(Figure scripts)

--- BEGIN ---

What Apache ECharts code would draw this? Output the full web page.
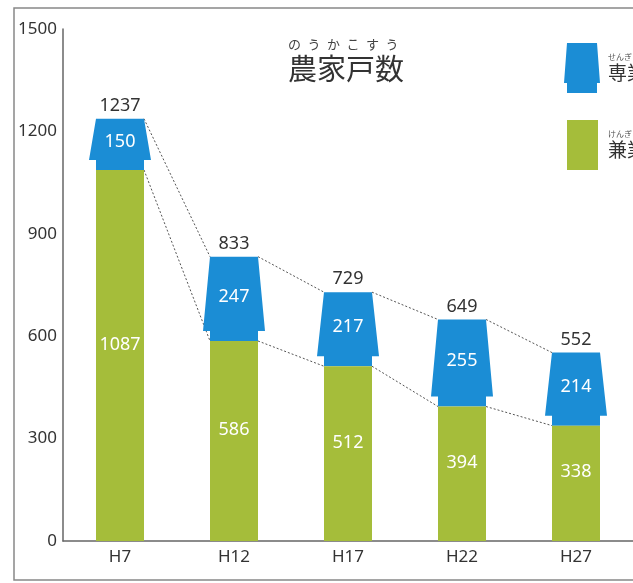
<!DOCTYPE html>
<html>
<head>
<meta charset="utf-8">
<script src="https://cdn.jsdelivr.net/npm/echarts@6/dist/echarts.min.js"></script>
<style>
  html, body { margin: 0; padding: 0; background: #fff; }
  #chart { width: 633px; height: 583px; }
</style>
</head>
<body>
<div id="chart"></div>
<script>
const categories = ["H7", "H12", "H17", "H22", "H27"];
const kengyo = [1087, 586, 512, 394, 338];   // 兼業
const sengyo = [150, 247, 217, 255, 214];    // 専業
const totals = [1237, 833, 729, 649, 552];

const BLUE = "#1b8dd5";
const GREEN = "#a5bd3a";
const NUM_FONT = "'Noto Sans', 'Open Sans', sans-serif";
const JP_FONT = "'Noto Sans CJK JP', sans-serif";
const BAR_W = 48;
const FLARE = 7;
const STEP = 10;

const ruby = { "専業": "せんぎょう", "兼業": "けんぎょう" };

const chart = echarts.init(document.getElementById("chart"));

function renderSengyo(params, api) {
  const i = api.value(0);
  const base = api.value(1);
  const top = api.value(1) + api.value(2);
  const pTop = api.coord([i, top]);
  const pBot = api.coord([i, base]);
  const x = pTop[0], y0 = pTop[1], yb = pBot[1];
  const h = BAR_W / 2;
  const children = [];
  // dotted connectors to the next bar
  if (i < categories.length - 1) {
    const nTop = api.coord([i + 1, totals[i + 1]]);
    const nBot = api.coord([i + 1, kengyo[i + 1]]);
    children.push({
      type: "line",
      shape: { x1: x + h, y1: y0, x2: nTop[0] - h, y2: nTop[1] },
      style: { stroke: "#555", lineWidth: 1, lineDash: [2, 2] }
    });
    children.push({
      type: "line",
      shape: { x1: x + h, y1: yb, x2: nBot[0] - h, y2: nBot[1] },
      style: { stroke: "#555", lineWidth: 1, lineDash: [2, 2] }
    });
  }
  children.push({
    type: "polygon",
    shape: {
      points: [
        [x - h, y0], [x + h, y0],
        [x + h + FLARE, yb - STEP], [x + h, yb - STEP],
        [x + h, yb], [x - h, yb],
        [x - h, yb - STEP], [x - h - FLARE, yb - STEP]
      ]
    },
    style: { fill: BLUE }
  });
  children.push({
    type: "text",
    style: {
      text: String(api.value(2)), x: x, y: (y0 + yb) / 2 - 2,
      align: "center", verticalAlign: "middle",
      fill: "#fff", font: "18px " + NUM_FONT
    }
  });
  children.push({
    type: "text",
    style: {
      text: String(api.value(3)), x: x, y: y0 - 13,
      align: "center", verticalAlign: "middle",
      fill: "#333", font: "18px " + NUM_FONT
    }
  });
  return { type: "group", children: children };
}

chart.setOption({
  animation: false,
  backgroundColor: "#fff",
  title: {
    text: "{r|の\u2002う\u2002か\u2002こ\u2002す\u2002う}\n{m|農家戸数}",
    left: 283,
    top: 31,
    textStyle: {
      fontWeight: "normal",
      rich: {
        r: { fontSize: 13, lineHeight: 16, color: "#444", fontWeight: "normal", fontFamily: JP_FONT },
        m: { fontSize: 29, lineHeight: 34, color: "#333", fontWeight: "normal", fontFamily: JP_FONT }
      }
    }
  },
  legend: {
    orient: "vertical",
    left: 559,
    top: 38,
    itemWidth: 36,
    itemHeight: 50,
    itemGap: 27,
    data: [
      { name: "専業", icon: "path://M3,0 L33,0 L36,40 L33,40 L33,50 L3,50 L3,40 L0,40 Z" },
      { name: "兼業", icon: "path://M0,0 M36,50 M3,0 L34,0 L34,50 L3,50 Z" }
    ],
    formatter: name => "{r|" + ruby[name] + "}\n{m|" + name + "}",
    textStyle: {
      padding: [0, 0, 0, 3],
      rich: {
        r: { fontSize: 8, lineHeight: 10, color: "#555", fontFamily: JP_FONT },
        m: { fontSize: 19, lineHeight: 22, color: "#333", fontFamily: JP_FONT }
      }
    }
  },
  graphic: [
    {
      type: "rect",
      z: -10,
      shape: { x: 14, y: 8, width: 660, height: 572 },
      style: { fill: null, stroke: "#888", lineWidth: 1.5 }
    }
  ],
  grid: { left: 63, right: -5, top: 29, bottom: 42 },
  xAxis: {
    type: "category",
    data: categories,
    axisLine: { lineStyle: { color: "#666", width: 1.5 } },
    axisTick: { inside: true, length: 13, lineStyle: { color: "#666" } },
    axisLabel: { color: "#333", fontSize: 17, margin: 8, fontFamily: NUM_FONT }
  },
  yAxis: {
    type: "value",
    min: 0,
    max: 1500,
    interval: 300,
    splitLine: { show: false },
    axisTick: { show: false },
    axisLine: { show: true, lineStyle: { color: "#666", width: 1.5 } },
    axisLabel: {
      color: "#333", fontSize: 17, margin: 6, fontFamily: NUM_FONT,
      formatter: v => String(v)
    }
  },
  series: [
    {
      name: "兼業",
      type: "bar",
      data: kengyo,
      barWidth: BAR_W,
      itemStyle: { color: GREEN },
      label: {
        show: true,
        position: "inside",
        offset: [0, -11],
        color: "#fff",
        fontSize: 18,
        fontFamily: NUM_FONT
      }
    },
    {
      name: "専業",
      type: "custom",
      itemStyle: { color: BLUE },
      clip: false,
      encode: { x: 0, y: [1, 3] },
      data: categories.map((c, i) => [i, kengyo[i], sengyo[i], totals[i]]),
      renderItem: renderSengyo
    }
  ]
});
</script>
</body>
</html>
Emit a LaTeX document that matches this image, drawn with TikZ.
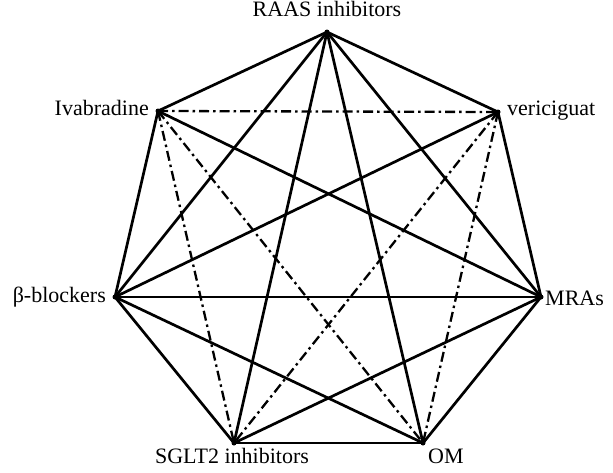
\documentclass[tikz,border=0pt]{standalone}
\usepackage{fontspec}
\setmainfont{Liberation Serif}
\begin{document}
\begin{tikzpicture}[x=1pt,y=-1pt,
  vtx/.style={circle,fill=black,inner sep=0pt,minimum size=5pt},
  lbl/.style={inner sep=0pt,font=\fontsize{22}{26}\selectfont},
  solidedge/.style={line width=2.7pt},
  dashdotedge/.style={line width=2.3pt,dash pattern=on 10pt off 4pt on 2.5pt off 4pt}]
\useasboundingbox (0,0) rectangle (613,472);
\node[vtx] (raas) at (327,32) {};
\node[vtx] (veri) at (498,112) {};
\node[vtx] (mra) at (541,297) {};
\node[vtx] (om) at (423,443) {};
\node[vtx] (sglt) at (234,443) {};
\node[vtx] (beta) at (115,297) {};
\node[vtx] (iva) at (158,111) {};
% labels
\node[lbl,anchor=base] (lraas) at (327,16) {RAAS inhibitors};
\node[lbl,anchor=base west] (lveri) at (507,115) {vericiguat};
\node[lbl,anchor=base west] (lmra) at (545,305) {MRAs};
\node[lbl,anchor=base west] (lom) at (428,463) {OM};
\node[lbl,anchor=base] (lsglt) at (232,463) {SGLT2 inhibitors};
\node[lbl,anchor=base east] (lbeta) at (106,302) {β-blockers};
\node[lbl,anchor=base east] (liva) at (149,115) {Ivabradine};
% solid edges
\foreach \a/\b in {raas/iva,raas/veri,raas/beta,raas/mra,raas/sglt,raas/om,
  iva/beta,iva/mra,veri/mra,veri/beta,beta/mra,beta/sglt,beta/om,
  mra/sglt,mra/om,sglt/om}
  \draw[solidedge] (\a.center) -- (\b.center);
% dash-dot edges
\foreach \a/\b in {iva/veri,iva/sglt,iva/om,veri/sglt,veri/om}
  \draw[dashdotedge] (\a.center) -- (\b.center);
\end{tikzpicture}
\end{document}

--- END ---

Transcribe the material exactly, and leave out whatever pictures it holds.

What Apache ECharts code would draw this? Output the full web page.
<!DOCTYPE html>
<html>
<head>
<meta charset="utf-8">
<script src="https://cdn.jsdelivr.net/npm/echarts@6/dist/echarts.min.js"></script>
<style>
  html, body { margin: 0; padding: 0; background: #fff; }
  #chart { width: 633px; height: 583px; }
</style>
</head>
<body>
<div id="chart"></div>
<script>
const categories = ["H7", "H12", "H17", "H22", "H27"];
const kengyo = [1087, 586, 512, 394, 338];   // 兼業
const sengyo = [150, 247, 217, 255, 214];    // 専業
const totals = [1237, 833, 729, 649, 552];

const BLUE = "#1b8dd5";
const GREEN = "#a5bd3a";
const NUM_FONT = "'Noto Sans', 'Open Sans', sans-serif";
const JP_FONT = "'Noto Sans CJK JP', sans-serif";
const BAR_W = 48;
const FLARE = 7;
const STEP = 10;

const ruby = { "専業": "せんぎょう", "兼業": "けんぎょう" };

const chart = echarts.init(document.getElementById("chart"));

function renderSengyo(params, api) {
  const i = api.value(0);
  const base = api.value(1);
  const top = api.value(1) + api.value(2);
  const pTop = api.coord([i, top]);
  const pBot = api.coord([i, base]);
  const x = pTop[0], y0 = pTop[1], yb = pBot[1];
  const h = BAR_W / 2;
  const children = [];
  // dotted connectors to the next bar
  if (i < categories.length - 1) {
    const nTop = api.coord([i + 1, totals[i + 1]]);
    const nBot = api.coord([i + 1, kengyo[i + 1]]);
    children.push({
      type: "line",
      shape: { x1: x + h, y1: y0, x2: nTop[0] - h, y2: nTop[1] },
      style: { stroke: "#555", lineWidth: 1, lineDash: [2, 2] }
    });
    children.push({
      type: "line",
      shape: { x1: x + h, y1: yb, x2: nBot[0] - h, y2: nBot[1] },
      style: { stroke: "#555", lineWidth: 1, lineDash: [2, 2] }
    });
  }
  children.push({
    type: "polygon",
    shape: {
      points: [
        [x - h, y0], [x + h, y0],
        [x + h + FLARE, yb - STEP], [x + h, yb - STEP],
        [x + h, yb], [x - h, yb],
        [x - h, yb - STEP], [x - h - FLARE, yb - STEP]
      ]
    },
    style: { fill: BLUE }
  });
  children.push({
    type: "text",
    style: {
      text: String(api.value(2)), x: x, y: (y0 + yb) / 2 - 2,
      align: "center", verticalAlign: "middle",
      fill: "#fff", font: "18px " + NUM_FONT
    }
  });
  children.push({
    type: "text",
    style: {
      text: String(api.value(3)), x: x, y: y0 - 13,
      align: "center", verticalAlign: "middle",
      fill: "#333", font: "18px " + NUM_FONT
    }
  });
  return { type: "group", children: children };
}

chart.setOption({
  animation: false,
  backgroundColor: "#fff",
  title: {
    text: "{r|の\u2002う\u2002か\u2002こ\u2002す\u2002う}\n{m|農家戸数}",
    left: 283,
    top: 31,
    textStyle: {
      fontWeight: "normal",
      rich: {
        r: { fontSize: 13, lineHeight: 16, color: "#444", fontWeight: "normal", fontFamily: JP_FONT },
        m: { fontSize: 29, lineHeight: 34, color: "#333", fontWeight: "normal", fontFamily: JP_FONT }
      }
    }
  },
  legend: {
    orient: "vertical",
    left: 559,
    top: 38,
    itemWidth: 36,
    itemHeight: 50,
    itemGap: 27,
    data: [
      { name: "専業", icon: "path://M3,0 L33,0 L36,40 L33,40 L33,50 L3,50 L3,40 L0,40 Z" },
      { name: "兼業", icon: "path://M0,0 M36,50 M3,0 L34,0 L34,50 L3,50 Z" }
    ],
    formatter: name => "{r|" + ruby[name] + "}\n{m|" + name + "}",
    textStyle: {
      padding: [0, 0, 0, 3],
      rich: {
        r: { fontSize: 8, lineHeight: 10, color: "#555", fontFamily: JP_FONT },
        m: { fontSize: 19, lineHeight: 22, color: "#333", fontFamily: JP_FONT }
      }
    }
  },
  graphic: [
    {
      type: "rect",
      z: -10,
      shape: { x: 14, y: 8, width: 660, height: 572 },
      style: { fill: null, stroke: "#888", lineWidth: 1.5 }
    }
  ],
  grid: { left: 63, right: -5, top: 29, bottom: 42 },
  xAxis: {
    type: "category",
    data: categories,
    axisLine: { lineStyle: { color: "#666", width: 1.5 } },
    axisTick: { inside: true, length: 13, lineStyle: { color: "#666" } },
    axisLabel: { color: "#333", fontSize: 17, margin: 8, fontFamily: NUM_FONT }
  },
  yAxis: {
    type: "value",
    min: 0,
    max: 1500,
    interval: 300,
    splitLine: { show: false },
    axisTick: { show: false },
    axisLine: { show: true, lineStyle: { color: "#666", width: 1.5 } },
    axisLabel: {
      color: "#333", fontSize: 17, margin: 6, fontFamily: NUM_FONT,
      formatter: v => String(v)
    }
  },
  series: [
    {
      name: "兼業",
      type: "bar",
      data: kengyo,
      barWidth: BAR_W,
      itemStyle: { color: GREEN },
      label: {
        show: true,
        position: "inside",
        offset: [0, -11],
        color: "#fff",
        fontSize: 18,
        fontFamily: NUM_FONT
      }
    },
    {
      name: "専業",
      type: "custom",
      itemStyle: { color: BLUE },
      clip: false,
      encode: { x: 0, y: [1, 3] },
      data: categories.map((c, i) => [i, kengyo[i], sengyo[i], totals[i]]),
      renderItem: renderSengyo
    }
  ]
});
</script>
</body>
</html>
Emit a LaTeX document that matches this image, drawn with TikZ.
\documentclass[tikz,border=0pt]{standalone}
\usepackage{fontspec}
\setmainfont{Liberation Serif}
\begin{document}
\begin{tikzpicture}[x=1pt,y=-1pt,
  vtx/.style={circle,fill=black,inner sep=0pt,minimum size=5pt},
  lbl/.style={inner sep=0pt,font=\fontsize{22}{26}\selectfont},
  solidedge/.style={line width=2.7pt},
  dashdotedge/.style={line width=2.3pt,dash pattern=on 10pt off 4pt on 2.5pt off 4pt}]
\useasboundingbox (0,0) rectangle (613,472);
\node[vtx] (raas) at (327,32) {};
\node[vtx] (veri) at (498,112) {};
\node[vtx] (mra) at (541,297) {};
\node[vtx] (om) at (423,443) {};
\node[vtx] (sglt) at (234,443) {};
\node[vtx] (beta) at (115,297) {};
\node[vtx] (iva) at (158,111) {};
% labels
\node[lbl,anchor=base] (lraas) at (327,16) {RAAS inhibitors};
\node[lbl,anchor=base west] (lveri) at (507,115) {vericiguat};
\node[lbl,anchor=base west] (lmra) at (545,305) {MRAs};
\node[lbl,anchor=base west] (lom) at (428,463) {OM};
\node[lbl,anchor=base] (lsglt) at (232,463) {SGLT2 inhibitors};
\node[lbl,anchor=base east] (lbeta) at (106,302) {β-blockers};
\node[lbl,anchor=base east] (liva) at (149,115) {Ivabradine};
% solid edges
\foreach \a/\b in {raas/iva,raas/veri,raas/beta,raas/mra,raas/sglt,raas/om,
  iva/beta,iva/mra,veri/mra,veri/beta,beta/mra,beta/sglt,beta/om,
  mra/sglt,mra/om,sglt/om}
  \draw[solidedge] (\a.center) -- (\b.center);
% dash-dot edges
\foreach \a/\b in {iva/veri,iva/sglt,iva/om,veri/sglt,veri/om}
  \draw[dashdotedge] (\a.center) -- (\b.center);
\end{tikzpicture}
\end{document}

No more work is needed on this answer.